[Start of RAW DATA]

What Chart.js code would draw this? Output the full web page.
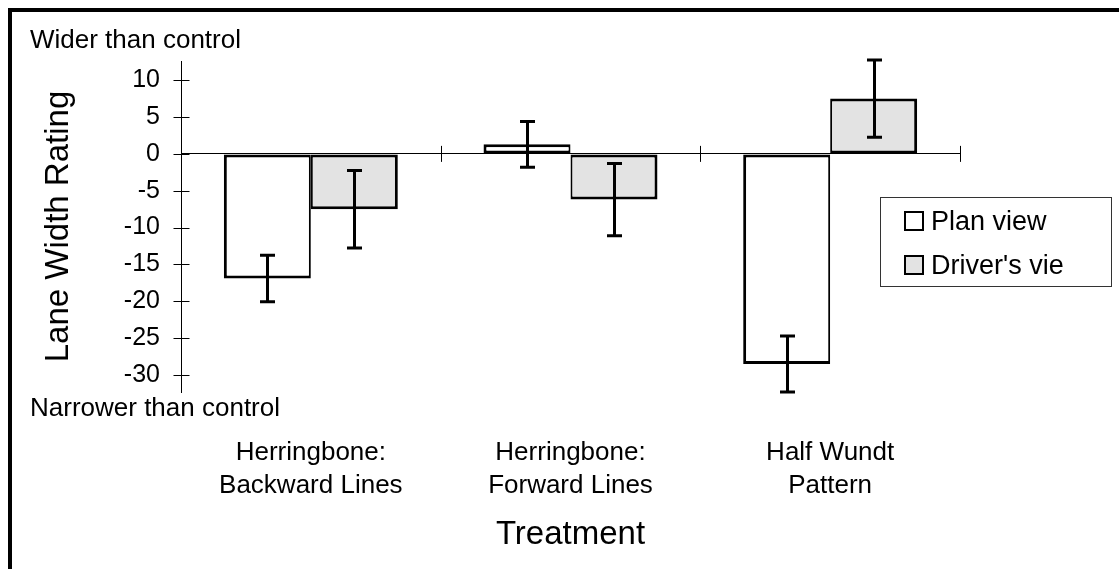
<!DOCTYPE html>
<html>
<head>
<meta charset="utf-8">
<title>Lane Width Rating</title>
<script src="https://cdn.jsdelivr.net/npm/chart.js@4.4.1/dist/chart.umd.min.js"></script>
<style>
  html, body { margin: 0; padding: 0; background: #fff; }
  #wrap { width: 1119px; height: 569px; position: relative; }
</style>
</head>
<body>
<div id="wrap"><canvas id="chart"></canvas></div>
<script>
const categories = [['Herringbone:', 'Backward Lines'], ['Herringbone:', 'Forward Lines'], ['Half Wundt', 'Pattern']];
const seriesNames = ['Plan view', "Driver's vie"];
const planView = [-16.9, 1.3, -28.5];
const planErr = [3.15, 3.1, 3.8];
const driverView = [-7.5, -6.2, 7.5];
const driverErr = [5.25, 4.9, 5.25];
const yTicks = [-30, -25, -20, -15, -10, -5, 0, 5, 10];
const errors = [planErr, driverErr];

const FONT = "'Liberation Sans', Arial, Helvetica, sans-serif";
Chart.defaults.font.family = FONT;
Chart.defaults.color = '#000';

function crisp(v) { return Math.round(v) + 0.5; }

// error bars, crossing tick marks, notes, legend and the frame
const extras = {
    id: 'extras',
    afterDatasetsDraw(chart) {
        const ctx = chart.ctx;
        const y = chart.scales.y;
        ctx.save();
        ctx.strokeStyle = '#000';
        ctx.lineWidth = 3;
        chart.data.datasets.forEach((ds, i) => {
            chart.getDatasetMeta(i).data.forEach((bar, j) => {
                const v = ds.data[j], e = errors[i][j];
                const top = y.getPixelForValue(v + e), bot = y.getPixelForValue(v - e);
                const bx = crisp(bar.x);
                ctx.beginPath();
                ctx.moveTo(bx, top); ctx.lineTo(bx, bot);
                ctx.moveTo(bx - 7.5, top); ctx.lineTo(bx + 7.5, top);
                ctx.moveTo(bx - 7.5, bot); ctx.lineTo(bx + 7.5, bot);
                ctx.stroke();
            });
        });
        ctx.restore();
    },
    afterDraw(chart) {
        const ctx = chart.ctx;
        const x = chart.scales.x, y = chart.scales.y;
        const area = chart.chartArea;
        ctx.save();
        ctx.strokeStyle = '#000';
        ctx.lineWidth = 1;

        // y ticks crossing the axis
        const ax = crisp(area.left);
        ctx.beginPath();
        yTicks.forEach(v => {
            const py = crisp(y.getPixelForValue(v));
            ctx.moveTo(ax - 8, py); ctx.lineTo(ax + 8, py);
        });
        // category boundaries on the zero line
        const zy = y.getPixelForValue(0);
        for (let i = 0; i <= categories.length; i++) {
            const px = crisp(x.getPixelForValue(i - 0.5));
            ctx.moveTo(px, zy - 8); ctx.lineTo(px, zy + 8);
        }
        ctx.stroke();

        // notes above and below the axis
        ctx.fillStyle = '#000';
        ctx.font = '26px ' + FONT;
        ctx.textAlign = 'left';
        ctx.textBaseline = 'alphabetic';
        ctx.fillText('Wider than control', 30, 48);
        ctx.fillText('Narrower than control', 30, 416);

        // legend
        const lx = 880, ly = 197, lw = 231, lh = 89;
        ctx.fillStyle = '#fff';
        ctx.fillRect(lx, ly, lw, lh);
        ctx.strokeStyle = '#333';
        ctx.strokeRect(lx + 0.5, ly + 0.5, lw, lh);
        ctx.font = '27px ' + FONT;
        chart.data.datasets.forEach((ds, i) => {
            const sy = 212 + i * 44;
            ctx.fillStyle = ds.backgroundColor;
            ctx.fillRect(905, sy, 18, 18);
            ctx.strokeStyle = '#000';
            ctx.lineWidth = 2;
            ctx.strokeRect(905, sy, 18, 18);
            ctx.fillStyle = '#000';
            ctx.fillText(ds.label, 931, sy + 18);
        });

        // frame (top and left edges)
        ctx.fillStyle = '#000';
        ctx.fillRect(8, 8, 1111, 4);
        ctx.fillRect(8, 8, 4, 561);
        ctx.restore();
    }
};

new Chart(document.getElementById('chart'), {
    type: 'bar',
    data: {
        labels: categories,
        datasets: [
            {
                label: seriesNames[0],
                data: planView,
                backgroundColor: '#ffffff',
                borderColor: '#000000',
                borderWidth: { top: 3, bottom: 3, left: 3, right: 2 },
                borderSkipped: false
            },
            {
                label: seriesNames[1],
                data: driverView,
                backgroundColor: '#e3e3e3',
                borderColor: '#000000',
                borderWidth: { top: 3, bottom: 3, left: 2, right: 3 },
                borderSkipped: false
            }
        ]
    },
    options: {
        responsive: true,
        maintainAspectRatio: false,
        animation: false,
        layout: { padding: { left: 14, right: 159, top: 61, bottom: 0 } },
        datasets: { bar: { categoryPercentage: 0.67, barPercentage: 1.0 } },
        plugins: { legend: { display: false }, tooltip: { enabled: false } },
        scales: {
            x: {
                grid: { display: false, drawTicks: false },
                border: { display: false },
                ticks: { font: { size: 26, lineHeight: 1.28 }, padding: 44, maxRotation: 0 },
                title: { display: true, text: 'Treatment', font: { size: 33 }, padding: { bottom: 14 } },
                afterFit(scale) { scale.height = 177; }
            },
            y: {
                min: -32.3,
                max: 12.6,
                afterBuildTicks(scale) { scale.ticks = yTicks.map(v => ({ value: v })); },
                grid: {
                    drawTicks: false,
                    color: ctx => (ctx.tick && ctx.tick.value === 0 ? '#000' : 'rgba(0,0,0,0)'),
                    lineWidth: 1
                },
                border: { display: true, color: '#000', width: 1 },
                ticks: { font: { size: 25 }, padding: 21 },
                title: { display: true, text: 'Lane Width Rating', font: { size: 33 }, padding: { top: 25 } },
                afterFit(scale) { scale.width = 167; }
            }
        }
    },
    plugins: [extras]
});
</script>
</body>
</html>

[End of RAW DATA]

-- REQUIREMENTS --
Repeat, exactly and in full, each line from the start of the data to the line that contains "return Math.round(v) +". Pictures do not go in.

-- RESPONSE --
What Chart.js code would draw this? Output the full web page.
<!DOCTYPE html>
<html>
<head>
<meta charset="utf-8">
<title>Lane Width Rating</title>
<script src="https://cdn.jsdelivr.net/npm/chart.js@4.4.1/dist/chart.umd.min.js"></script>
<style>
  html, body { margin: 0; padding: 0; background: #fff; }
  #wrap { width: 1119px; height: 569px; position: relative; }
</style>
</head>
<body>
<div id="wrap"><canvas id="chart"></canvas></div>
<script>
const categories = [['Herringbone:', 'Backward Lines'], ['Herringbone:', 'Forward Lines'], ['Half Wundt', 'Pattern']];
const seriesNames = ['Plan view', "Driver's vie"];
const planView = [-16.9, 1.3, -28.5];
const planErr = [3.15, 3.1, 3.8];
const driverView = [-7.5, -6.2, 7.5];
const driverErr = [5.25, 4.9, 5.25];
const yTicks = [-30, -25, -20, -15, -10, -5, 0, 5, 10];
const errors = [planErr, driverErr];

const FONT = "'Liberation Sans', Arial, Helvetica, sans-serif";
Chart.defaults.font.family = FONT;
Chart.defaults.color = '#000';

function crisp(v) { return Math.round(v) + 0.5; }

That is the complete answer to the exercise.